On some level he wasn't completely unreasonable, saying he always gave the driver $60.00 for the fare.  All this discussion ensued because he was using a credit card and given time constraints, the transaction taking place at 70 plus miles per hour.  But, I told him, this wasn't ordinary circumstances. Clearly it wasn't yet clearly he wanted to be cheap and not tip me for my death-defying driving.  I said, "Hey! I leave it up to you. Fill out the slip and I will process the card."  This he did and there it was, four extra dollars.  By the way, this amazing journey we were sharing was precipitated by his young son refusing to lay down.  I am certainly pleased he is the helpful husband but "Honey," he should have said, "I have a airplane to catch!" 

And catch it I assume he did as I got him there by 11:00 and off he leaped into the night, acknowledging my small miracle with a quick thank you.  Yes, I was glad to have the money, just not the experience of being the momentary lackey.  But this is taxi driving as I know it, and now you know it too!  It is not fun and games!
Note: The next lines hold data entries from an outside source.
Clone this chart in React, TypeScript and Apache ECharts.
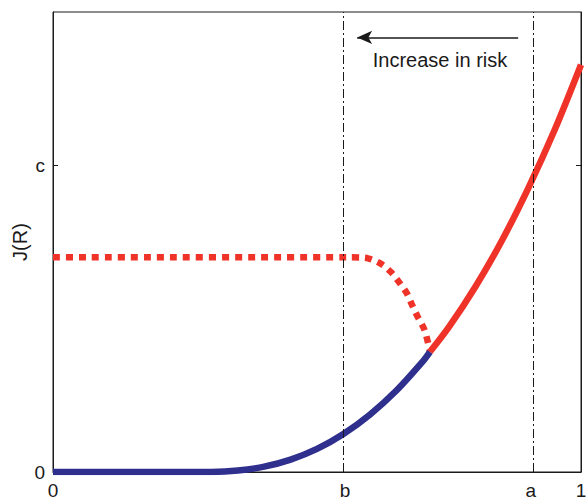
import React, { useEffect, useRef } from "react";
import * as echarts from "echarts";

// Axis ticks
const xTickValues = [0, 0.553, 0.905, 1];
const xTickLabels = ["0", "b", "a", "1"];
const yTickValues = [0, 1];
const yTickLabels = ["0", "c"];

// Lower (blue) curve
const blueX = [0, 0.1, 0.2, 0.25, 0.3, 0.35, 0.4, 0.45, 0.5, 0.55, 0.6, 0.65, 0.7, 0.714];
const blueY = [0, 0, 0, 0, 0.0002, 0.0047, 0.0174, 0.0404, 0.0753, 0.124, 0.187, 0.265, 0.36, 0.392];

// Upper (red solid) curve
const redX = [0.714, 0.75, 0.8, 0.85, 0.9, 0.95, 1.0];
const redY = [0.392, 0.473, 0.604, 0.754, 0.925, 1.115, 1.328];

// Red dotted curve
const dotX = [0, 0.56, 0.59, 0.62, 0.64, 0.655, 0.67, 0.68, 0.691, 0.703, 0.71, 0.714];
const dotY = [0.7, 0.7, 0.699, 0.68, 0.652, 0.62, 0.583, 0.545, 0.505, 0.466, 0.423, 0.392];

// Vertical reference lines (b and a)
const refLines = [0.553, 0.905];

// Annotation
const arrowFrom = [0.881, 1.417];
const arrowTo = [0.576, 1.417];
const annotText = "Increase in risk";
const annotPos = [0.733, 1.345];

const FONT = "Liberation Sans, Arial, Helvetica, sans-serif";
const RED = "#ef3329";
const BLUE = "#2f2f8e";
const INK = "#1a1a1a";

const pairs = (xs: number[], ys: number[]) => xs.map((x, i) => [x, ys[i]]);

export default function App() {
  const ref = useRef<HTMLDivElement>(null);
  useEffect(() => {
    if (!ref.current) return;
    const chart = echarts.init(ref.current, undefined, { renderer: "svg" });
    chart.setOption({
      animation: false,
      backgroundColor: "#ffffff",
      grid: {
        left: 53,
        right: 5,
        top: 12,
        bottom: 28,
        containLabel: false,
        outerBoundsMode: "none",
        show: true,
        borderColor: INK,
        borderWidth: 1,
        backgroundColor: "transparent",
      },
      xAxis: {
        type: "value",
        min: 0,
        max: 1,
        splitLine: { show: false },
        axisLine: { show: true, lineStyle: { color: INK, width: 1 } },
        axisTick: { show: false },
        axisLabel: {
          customValues: xTickValues,
          formatter: (v: number) => {
            const i = xTickValues.findIndex((t) => Math.abs(t - v) < 1e-6);
            return i >= 0 ? xTickLabels[i] : "";
          },
          color: INK,
          fontSize: 19,
          fontFamily: FONT,
          margin: 9,
          showMinLabel: true,
          showMaxLabel: true,
        },
      },
      yAxis: [
        {
          type: "value",
          min: 0,
          max: 1.5,
          name: "J(R)",
          nameLocation: "middle",
          nameGap: 23,
          nameMoveOverlap: false,
          nameRotate: 90,
          nameTextStyle: { color: INK, fontSize: 20, fontFamily: FONT },
          splitLine: { show: false },
          axisLine: { show: true, lineStyle: { color: INK, width: 1 } },
          axisTick: {
            show: true,
            inside: true,
            length: 5,
            customValues: yTickValues,
            lineStyle: { color: INK },
          },
          axisLabel: {
            customValues: yTickValues,
            formatter: (v: number) => {
              const i = yTickValues.findIndex((t) => Math.abs(t - v) < 1e-6);
              return i >= 0 ? yTickLabels[i] : "";
            },
            color: INK,
            fontSize: 19,
            fontFamily: FONT,
            margin: 8,
          },
        },
        {
          type: "value",
          min: 0,
          max: 1.5,
          position: "right",
          splitLine: { show: false },
          axisLine: { show: true, lineStyle: { color: INK, width: 1 } },
          axisTick: {
            show: true,
            inside: true,
            length: 5,
            customValues: yTickValues,
            lineStyle: { color: INK },
          },
          axisLabel: { show: false },
        },
      ],
      series: [
        {
          type: "line",
          data: pairs(dotX, dotY),
          smooth: 0.3,
          showSymbol: false,
          symbol: "none",
          lineStyle: { color: RED, width: 6.5, type: [7, 6], cap: "butt" },
          z: 3,
          markLine: {
            silent: true,
            symbol: ["none", "none"],
            label: { show: false },
            lineStyle: { color: INK, width: 1, type: [9, 3, 2, 3] },
            data: refLines.map((v) => ({ xAxis: v })),
          },
          markPoint: {
            silent: true,
            symbol: "circle",
            symbolSize: 1,
            itemStyle: { color: "rgba(0,0,0,0)" },
            label: {
              show: true,
              position: "inside",
              formatter: annotText,
              color: INK,
              fontSize: 20,
              fontFamily: FONT,
            },
            data: [{ coord: annotPos }],
          },
        },
        {
          type: "line",
          data: pairs(blueX, blueY),
          smooth: 0.3,
          showSymbol: false,
          symbol: "none",
          lineStyle: { color: BLUE, width: 6.5 },
          z: 4,
        },
        {
          type: "line",
          data: pairs(redX, redY),
          smooth: 0.3,
          showSymbol: false,
          symbol: "none",
          lineStyle: { color: RED, width: 6.5 },
          z: 4,
          markLine: {
            silent: true,
            symbol: ["none", "arrow"],
            symbolSize: [10, 15],
            label: { show: false },
            lineStyle: { color: INK, width: 1.5, type: "solid" },
            itemStyle: { color: INK },
            data: [[{ coord: arrowFrom }, { coord: arrowTo }]],
          },
        },
      ],
    });
    return () => chart.dispose();
  }, []);
  return (
    <div
      ref={ref}
      style={{ position: "absolute", left: 0, top: 0, width: 586, height: 500 }}
    />
  );
}
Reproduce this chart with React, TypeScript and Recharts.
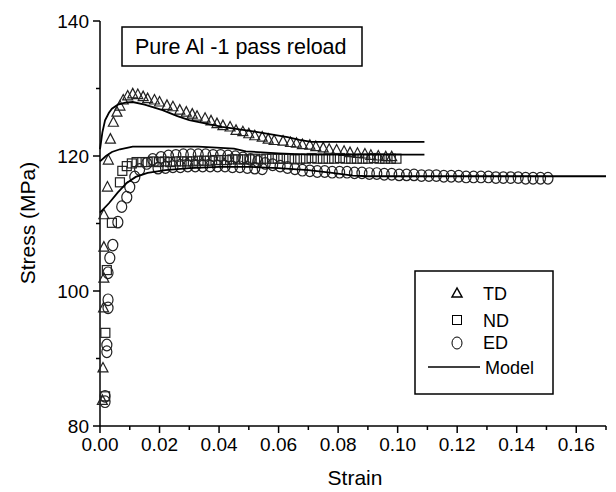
import React from 'react';
import { ScatterChart, Scatter, XAxis, YAxis } from 'recharts';

const FONT = '"Liberation Sans", Arial, Helvetica, sans-serif';

// TD (triangles)
const tdStrain = [0.0008, 0.001, 0.0012, 0.0013, 0.0013, 0.0013, 0.0025, 0.0028, 0.0035, 0.0045, 0.0057, 0.0067, 0.0078, 0.0093, 0.011, 0.0127, 0.0145, 0.016, 0.0183, 0.02, 0.0225, 0.0245, 0.0268, 0.029, 0.031, 0.0326, 0.0353, 0.0373, 0.0393, 0.0413, 0.0437, 0.0457, 0.048, 0.05, 0.052, 0.0545, 0.0565, 0.0585, 0.0615, 0.064, 0.066, 0.068, 0.0705, 0.0725, 0.075, 0.077, 0.0795, 0.082, 0.084, 0.0865, 0.089, 0.091, 0.0935, 0.096, 0.098];
const tdStress = [83.8, 88.6, 97.5, 101.9, 106.5, 111.3, 115.4, 119.4, 122.5, 125.0, 126.5, 127.4, 128.3, 128.9, 129.2, 129.1, 128.8, 128.5, 128.3, 128.0, 127.5, 127.3, 126.8, 126.5, 126.2, 125.9, 125.6, 125.2, 124.8, 124.5, 124.3, 123.8, 123.6, 123.3, 123.0, 122.8, 122.5, 122.3, 122.2, 122.0, 121.9, 121.7, 121.6, 121.4, 121.2, 121.0, 120.9, 120.7, 120.5, 120.4, 120.3, 120.1, 120.0, 119.9, 119.9];

// ND (squares)
const ndStrain = [0.0017, 0.0018, 0.0023, 0.004, 0.0067, 0.0075, 0.009, 0.0107, 0.0123, 0.0142, 0.016, 0.018, 0.0198, 0.0217, 0.0236, 0.0255, 0.0274, 0.0293, 0.0312, 0.0331, 0.035, 0.0369, 0.0388, 0.0407, 0.0426, 0.0445, 0.0464, 0.0483, 0.0502, 0.0521, 0.054, 0.0559, 0.0578, 0.0597, 0.0616, 0.0635, 0.0654, 0.0673, 0.0692, 0.0711, 0.073, 0.0749, 0.0768, 0.0787, 0.0806, 0.0825, 0.0844, 0.0863, 0.0882, 0.0901, 0.092, 0.0939, 0.0958, 0.0977, 0.0996];
const ndStress = [84.4, 93.8, 103.1, 110.1, 116.1, 117.8, 118.5, 118.9, 119.1, 119.1, 119.1, 119.2, 119.1, 119.2, 119.1, 119.2, 119.2, 119.2, 119.2, 119.3, 119.3, 119.3, 119.4, 119.4, 119.4, 119.5, 119.5, 119.5, 119.5, 119.6, 119.5, 119.6, 119.6, 119.6, 119.6, 119.6, 119.5, 119.6, 119.6, 119.7, 119.6, 119.6, 119.6, 119.6, 119.7, 119.6, 119.6, 119.6, 119.6, 119.6, 119.7, 119.6, 119.6, 119.6, 119.6];

// ED (circles)
const edStrain = [0.0017, 0.0017, 0.0023, 0.0023, 0.0027, 0.0027, 0.0027, 0.0033, 0.0043, 0.006, 0.0073, 0.009, 0.01, 0.0117, 0.0133, 0.0157, 0.0177, 0.0205, 0.023, 0.0255, 0.028, 0.0305, 0.033, 0.0355, 0.038, 0.0405, 0.043, 0.0455, 0.048, 0.0505, 0.053, 0.0555, 0.058, 0.0605, 0.063, 0.0655, 0.068, 0.0705, 0.073, 0.0755, 0.078, 0.0805, 0.083, 0.0855, 0.088, 0.0905, 0.093, 0.0955, 0.098, 0.1005, 0.103, 0.1055, 0.108, 0.1105, 0.113, 0.1155, 0.118, 0.1205, 0.123, 0.1255, 0.128, 0.1305, 0.133, 0.1355, 0.138, 0.1405, 0.143, 0.1455, 0.148, 0.1505, 0.0195, 0.022, 0.0245, 0.027, 0.0295, 0.032, 0.0345, 0.037, 0.0395, 0.042, 0.0445, 0.047, 0.0495, 0.052, 0.0545];
const edStress = [83.6, 84.4, 91.0, 92.0, 97.5, 98.7, 102.7, 104.9, 106.8, 110.2, 112.5, 113.9, 115.4, 116.9, 118.0, 118.9, 119.5, 119.8, 120.0, 120.1, 120.2, 120.2, 120.2, 120.2, 120.1, 120.1, 120.0, 119.9, 119.7, 119.5, 119.2, 118.9, 118.7, 118.5, 118.3, 118.1, 117.9, 117.8, 117.7, 117.7, 117.6, 117.6, 117.6, 117.5, 117.5, 117.4, 117.4, 117.3, 117.3, 117.2, 117.2, 117.2, 117.1, 117.1, 117.1, 117.0, 117.0, 117.0, 116.9, 116.9, 116.9, 116.9, 116.8, 116.8, 116.8, 116.8, 116.7, 116.7, 116.7, 116.7, 118.2, 118.3, 118.4, 118.4, 118.5, 118.5, 118.5, 118.5, 118.5, 118.5, 118.4, 118.4, 118.3, 118.2, 118.1];

// Model curves
const tdModelStrain = [0, 0.0008, 0.0017, 0.003, 0.004, 0.006, 0.0085, 0.011, 0.015, 0.021, 0.026, 0.03, 0.041, 0.052, 0.063, 0.067, 0.071, 0.109];
const tdModelStress = [121.0, 123.5, 125.3, 126.4, 127.0, 127.6, 127.9, 128.0, 127.6, 126.8, 125.9, 125.3, 124.3, 123.6, 122.8, 122.4, 122.1, 122.1];
const ndModelStrain = [0, 0.002, 0.004, 0.0067, 0.011, 0.033, 0.045, 0.049, 0.06, 0.07, 0.109];
const ndModelStress = [119.2, 120.0, 120.6, 121.0, 121.4, 121.4, 121.1, 120.7, 120.4, 120.2, 120.2];
const edModelStrain = [0, 0.003, 0.006, 0.009, 0.012, 0.016, 0.022, 0.03, 0.04, 0.05, 0.06, 0.07, 0.078, 0.085, 0.09, 0.17];
const edModelStress = [111.6, 113.0, 114.6, 116.0, 116.9, 117.5, 117.9, 118.2, 118.4, 118.4, 118.2, 117.9, 117.5, 117.1, 117.0, 117.0];

const xTicks = [0, 0.01, 0.02, 0.03, 0.04, 0.05, 0.06, 0.07, 0.08, 0.09, 0.1, 0.11, 0.12, 0.13, 0.14, 0.15, 0.16, 0.17];
const yTicks = [80, 90, 100, 110, 120, 130, 140];
const yLabelTicks = [80, 100, 120, 140];

const zip = (xs: number[], ys: number[]) => xs.map((x, i) => ({ x, y: ys[i] }));

const td = zip(tdStrain, tdStress);
const nd = zip(ndStrain, ndStress);
const ed = zip(edStrain, edStress);
const tdModel = zip(tdModelStrain, tdModelStress);
const ndModel = zip(ndModelStrain, ndModelStress);
const edModel = zip(edModelStrain, edModelStress);

const MK = '#222';
const MW = 1.2;

const Tri = (p: any) => {
  const { cx, cy } = p;
  if (cx == null || cy == null) return <g />;
  return <polygon points={`${cx},${cy - 5.5} ${cx - 5},${cy + 4} ${cx + 5},${cy + 4}`} fill="none" stroke={MK} strokeWidth={MW} />;
};
const Sq = (p: any) => {
  const { cx, cy } = p;
  if (cx == null || cy == null) return <g />;
  return <rect x={cx - 4.5} y={cy - 4.5} width={9} height={9} fill="none" stroke={MK} strokeWidth={MW} />;
};
const Circ = (p: any) => {
  const { cx, cy } = p;
  if (cx == null || cy == null) return <g />;
  return <ellipse cx={cx} cy={cy} rx={5} ry={5.8} fill="none" stroke={MK} strokeWidth={MW} />;
};
const NoShape = () => <g />;

const YTick = (props: any) => {
  const { x, y, payload } = props;
  const v = payload.value;
  const major = yLabelTicks.includes(v);
  return (
    <g>
      <line x1={x - (major ? 7 : 4)} x2={x} y1={y} y2={y} stroke="#000" strokeWidth={1.5} />
      {major && (
        <text x={x - 11} y={y + 7} textAnchor="end" fontSize={19} fontFamily={FONT} fill="#000">
          {v}
        </text>
      )}
    </g>
  );
};

const XTick = (props: any) => {
  const { x, y, payload } = props;
  const v = payload.value;
  const major = Math.round(v * 100) % 2 === 0;
  return (
    <g>
      <line x1={x} x2={x} y1={y} y2={y + (major ? 7 : 4)} stroke="#000" strokeWidth={1.5} />
      {major && (
        <text x={x} y={y + 25} textAnchor="middle" fontSize={19} fontFamily={FONT} fill="#000">
          {v.toFixed(2)}
        </text>
      )}
    </g>
  );
};

export default function App() {
  return (
    <div style={{ position: 'absolute', left: 0, top: 0, width: 616, height: 492, background: '#fff' }}>
      <ScatterChart width={616} height={492} margin={{ top: 21, right: 10, bottom: 0, left: 0 }}>
        <XAxis
          type="number"
          dataKey="x"
          domain={[0, 0.17]}
          ticks={xTicks}
          interval={0}
          tickSize={0}
          tickMargin={0}
          tickLine={false}
          tick={<XTick />}
          height={66}
          axisLine={{ stroke: '#000', strokeWidth: 1.5 }}
        />
        <YAxis
          type="number"
          dataKey="y"
          domain={[80, 140]}
          ticks={yTicks}
          interval={0}
          tickSize={0}
          tickMargin={0}
          tickLine={false}
          tick={<YTick />}
          width={100}
          axisLine={{ stroke: '#000', strokeWidth: 1.5 }}
        />
        <Scatter data={td} shape={Tri} isAnimationActive={false} />
        <Scatter data={nd} shape={Sq} isAnimationActive={false} />
        <Scatter data={ed} shape={Circ} isAnimationActive={false} />
        <Scatter data={tdModel} shape={NoShape} line={{ stroke: '#000', strokeWidth: 1.8 }} lineType="joint" isAnimationActive={false} />
        <Scatter data={ndModel} shape={NoShape} line={{ stroke: '#000', strokeWidth: 1.8 }} lineType="joint" isAnimationActive={false} />
        <Scatter data={edModel} shape={NoShape} line={{ stroke: '#000', strokeWidth: 1.8 }} lineType="joint" isAnimationActive={false} />
      </ScatterChart>
      <svg width={616} height={492} style={{ position: 'absolute', left: 0, top: 0, pointerEvents: 'none' }}>
        <text x={355} y={485} textAnchor="middle" fontSize={21} fontFamily={FONT} fill="#000">Strain</text>
        <text x={35} y={223} textAnchor="middle" fontSize={21} fontFamily={FONT} fill="#000" transform="rotate(-90 35 223)">Stress (MPa)</text>
        <rect x={122} y={27} width={240} height={39} fill="#fff" stroke="#000" strokeWidth={1.5} />
        <text x={135} y={54} fontSize={21.5} fontFamily={FONT} fill="#000">Pure Al -1 pass reload</text>
        <rect x={415} y={271} width={138} height={123} fill="#fff" stroke="#000" strokeWidth={1.5} />
        <polygon points="457,288 452,297 462,297" fill="none" stroke="#000" strokeWidth={1.5} />
        <text x={483} y={300} fontSize={18} fontFamily={FONT} fill="#000">TD</text>
        <rect x={452.5} y={315.5} width={9} height={9} fill="none" stroke="#000" strokeWidth={1} />
        <text x={483} y={327} fontSize={18} fontFamily={FONT} fill="#000">ND</text>
        <ellipse cx={457} cy={343} rx={5} ry={6} fill="none" stroke="#000" strokeWidth={1} />
        <text x={483} y={349} fontSize={18} fontFamily={FONT} fill="#000">ED</text>
        <line x1={428} x2={480} y1={367} y2={367} stroke="#000" strokeWidth={1.5} />
        <text x={485} y={374} fontSize={18} fontFamily={FONT} fill="#000">Model</text>
      </svg>
    </div>
  );
}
No, it is simply a brutal and grinding task rewarded by the bundle you have made at the end of the shift plus the relative freedom it allows at  least this one particular taxi driver.  Besides, I enjoy being a dalit, or what is more commonally known as an untouchable.  But I do wish some of these passengers would not keep reaching for me.  Kissing the windshield is acceptable. Or at least I guess it is.  Call it a sanitary expression of misplaced affection.  And I am not making this up.